Timeline: Where did Wake County’s newest COVID-19 patients go, and when?


RALEIGH, N.C. (WNCN) – Wake County said the latest five people who tested positive for COVID-19 didn’t start showing symptoms until two days after a Biogen conference in Boston. They’re providing a timeline for where they were in our area and when.

They said on Feb. 29, one of them voted early at Millbrook Exchange Community Center in Raleigh.

“It makes me want to turn around and not use the bathroom, use the facility,” September Gee said.

“Everybody is in high alert, of course. And now that there’s five more, that is going to get everyone kind of in an uproar,” Nicole Luna added.

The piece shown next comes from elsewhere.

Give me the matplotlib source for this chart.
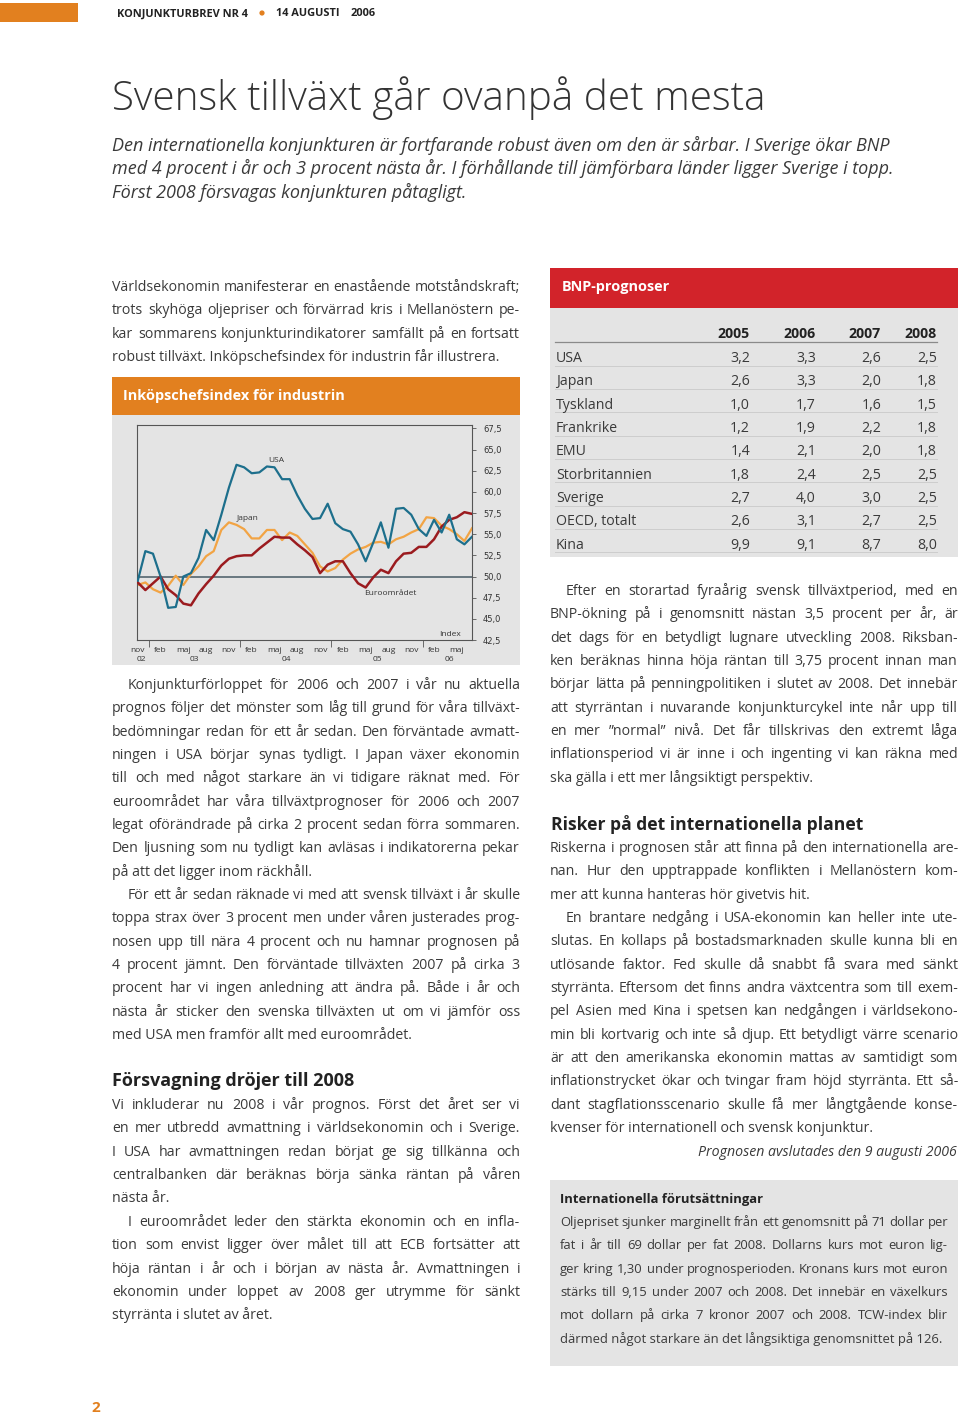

Then from March 2-5, those infected went to work at the Biogen offices in Research Triangle Park. The company is having its employees and contractors work from home. Also during that timeframe, these people traveled between Raleigh-Durham International Airport and Boston.

“No concerns at all. Yup, I feel comfortable traveling and I’ve been traveling for several weeks now. No issues,” said Patrick Pettit, who traveled through RDU.

“I’ve been washing my hands, as much as possible. Just trying to be sensible about how I’m traveling,” Grainne Coogin who travelled through RDU said.

On March 4, the county said one of them ate at Zest Café and Home Art on Six Forks Road in Raleigh.

“We’re in the process of bleaching and sanitizing,” Zest owner Ben Swirsky said.

Swirsky and his wife said they learned of the situation Tuesday afternoon. The family-owned business immediately closed and started cleaning. They’ve also hired an outside company to professionally clean the place.

“We’re going to do our absolute most in our power to make sure everything has been cleaned, sanitized, bleached,” Swirsky said.

Zest was cleaned and reopened by Thursday.

“We believe we are the cleanest restaurant in Raleigh and are grateful for all the community support we have received so thus far,” Swirsky said.

Wake County is only sharing the names of places where there was an increased risk of public exposure. The CDC is defining close contact as being within six feet of someone infected for at least 10 minutes.